Best known in the U.S. for his work on Marvel Legends: Wolverine, manga-ka Tsutomu Nihei can be described as the William Gibson of manga cyberpunk. Through such manga works as Blame!, Noise and biosphere, Nihei has redefined and re-created the cyberpunk genre for the current generation of manga readers.
This summer his work will be featured in Bungie Studios' and Marvel Comics' Halo Graphic Novel, a collection of stories by a number of artists based on the wildly popular video game. The Halo Graphic Novel will very likely spark even more interest in 'Nihei's work, which despite his popularity in Japan, France and Germany has received mixed response from American readers. Last summer, Tokyopop introduced his seminal work, Blame! to the U.S. market. Nominated for a Harvey Award for Best American Edition of Foreign Material, the series is up to volume four (vol. 5 wil be published in August) but still trying to find 'its American audience. This December, Nihei is scheduled to return to the U.S. as guest of honor at the Phoenix Anime Fest.
In Blame!, Nihei takes the familiar storyline of one man on a mission and turns it on its head. The series is a dark narrative about a man called Killy, who's searching for a mysterious entity in a decimated urban landscape. Crumbling walls and broken-down buildings, as well as cyborgs and monstrous human mutations, make up much of the world. Before his career in comics, Nihei was an architect and didn't start thinking about creating comics until he was working in a New York architecture firm—this may explain the detail he puts into depicting a layered and disemboweled cityscape.
Tokypop editor Luis Reyes, who edits the Blame! series, acknowledges that it hasn't sold as well as expected. But he is also looking to the Halo Graphic Novel to have an impact on Blame!, which he describes as standing out both graphically and narratively from other manga. "Nihei is not interested in really telling the stories of individuals as much as he is interested in telling the story of worlds," says Reyes. "He pulls you through a completely unique world, with its own set of rules."
Unlike most of the licensed commercial manga imported into the U.S. market, there's little in the way of exaggerated emotion, romance or comedy in Blame!. There's no sex and no "fan-service"—the practice of including gratuitous references to sex in certain popular manga to please readers. And there's very little talking. Nihei's world is shrouded in mystery and vertical lines.

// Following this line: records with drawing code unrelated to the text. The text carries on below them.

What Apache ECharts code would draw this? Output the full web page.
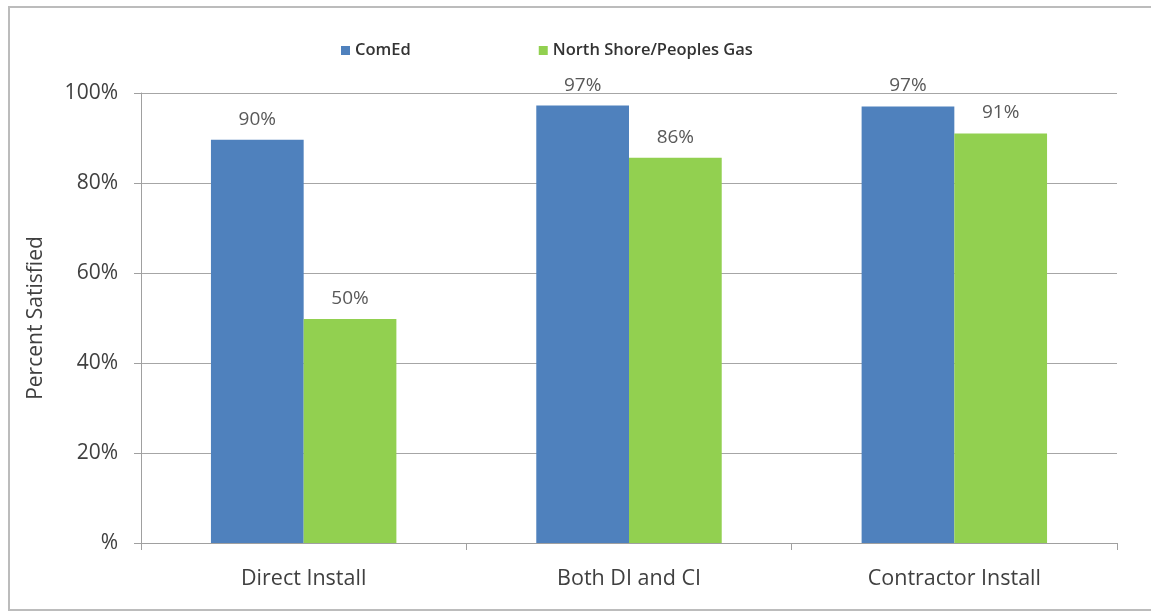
<!DOCTYPE html>
<html>
<head>
<meta charset="utf-8">
<script src="https://cdn.jsdelivr.net/npm/echarts@6/dist/echarts.min.js"></script>
<style>
html,body{margin:0;padding:0;background:#fff;}
#main{width:1151px;height:612px;}
</style>
</head>
<body>
<div id="main"></div>
<script>
const categories = ['Direct Install', 'Both DI and CI', 'Contractor Install'];
const seriesNames = ['ComEd', 'North Shore/Peoples Gas'];
const comEd = [89.6, 97.2, 97.0];
const northShore = [49.8, 85.6, 91.0];
const yTicks = [0, 20, 40, 60, 80, 100];

const font = 'Open Sans';
const chart = echarts.init(document.getElementById('main'));
chart.setOption({
  animation: false,
  backgroundColor: '#fff',
  graphic: [{
    type: 'rect',
    shape: { x: 9, y: 7, width: 1200, height: 603 },
    style: { fill: 'none', stroke: '#bcbcbc', lineWidth: 2 },
    silent: true, z: -1
  }],
  legend: {
    left: 336, top: 37,
    itemWidth: 9, itemHeight: 9, itemGap: 128,
    icon: 'rect',
    textStyle: { fontFamily: font, fontSize: 16.5, fontWeight: 600, color: '#333' },
    data: seriesNames
  },
  grid: { left: 141, right: 34, top: 93, bottom: 69 },
  xAxis: {
    type: 'category',
    data: categories,
    axisLine: { lineStyle: { color: '#a0a0a0', width: 1 } },
    axisTick: { show: true, length: 7, lineStyle: { color: '#a0a0a0' } },
    axisLabel: { margin: 25, fontFamily: font, fontSize: 21.5, color: '#404040' }
  },
  yAxis: {
    type: 'value',
    min: yTicks[0], max: yTicks[yTicks.length - 1], interval: 20,
    name: 'Percent Satisfied',
    nameLocation: 'middle',
    nameGap: 94,
    nameTextStyle: { fontFamily: font, fontSize: 21, color: '#404040' },
    axisLine: { show: true, lineStyle: { color: '#a0a0a0', width: 1 } },
    axisTick: { show: true, length: 7, lineStyle: { color: '#a0a0a0' } },
    splitLine: { lineStyle: { color: '#a6a6a6', width: 1 } },
    axisLabel: {
      margin: 23, fontFamily: font, fontSize: 21, color: '#404040',
      formatter: v => (v === 0 ? '%' : v + '%')
    }
  },
  series: [
    {
      name: seriesNames[0], type: 'bar', data: comEd,
      barCategoryGap: '43%', barGap: '0%',
      itemStyle: { color: '#4f81bd' },
      label: { show: true, position: 'top', distance: 11, fontFamily: font, fontSize: 19, color: '#595959',
        formatter: p => Math.round(p.value) + '%' }
    },
    {
      name: seriesNames[1], type: 'bar', data: northShore,
      barCategoryGap: '43%', barGap: '0%',
      itemStyle: { color: '#92d050' },
      label: { show: true, position: 'top', distance: 11, fontFamily: font, fontSize: 19, color: '#595959',
        formatter: p => Math.round(p.value) + '%' }
    }
  ]
});
</script>
</body>
</html>
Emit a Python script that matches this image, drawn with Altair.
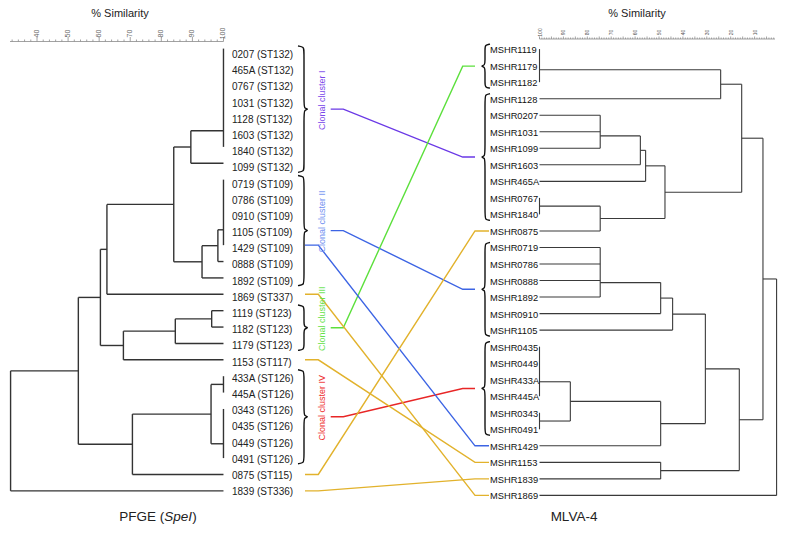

"It's vague, emotionally," says the director of the scanlation Web site Omanga, who prefers to go by his screen name, Zyph. Omanga initially scanned and translated Blame! back in 2001 before it was picked up for American publication. "In manga, we're frequently given what the character is thinking," says Zyph. "That's not true for Nihei's titles. We never really get to see what they're thinking. We just watch as they act."
Most comics readers in the U.S. are familiar with Nihei through his work on the Marvel Legends series. In 2003, Nihei worked on Wolverine and produced Snikt!, a six-issue series that placed Wolverine into Nihei's characteristically sparse and apocalyptic world. Pulled into a barren landscape of a parallel universe, Wolverine finds himself recruited by a young woman and her army to combat the Mandate, a phalanx of sentient flesh-eating microbes. According to Diamond Comics Distributors, the series shipped close to 45,000 copies of issue #1.
Matthew Kerwin, who runs the manga department at the science-fiction/comics shop Forbidden Planet in New York, says the series has been slowly growing its readership. And he also expects the Halo Graphic Novel to "pick up the American comics fanbase."
Zyph cites Nihei's popularity in Europe and attributes it to his books having the time to establish themselves in the market. "Blame! has been out in Europe longer than in the U.S," he says, noting that with a bit more promotion, a surge in Nihei's popularity is "just a matter of time. There's nothing like this in American comics. If you look at the style and the artwork, it's perfect for the American audience."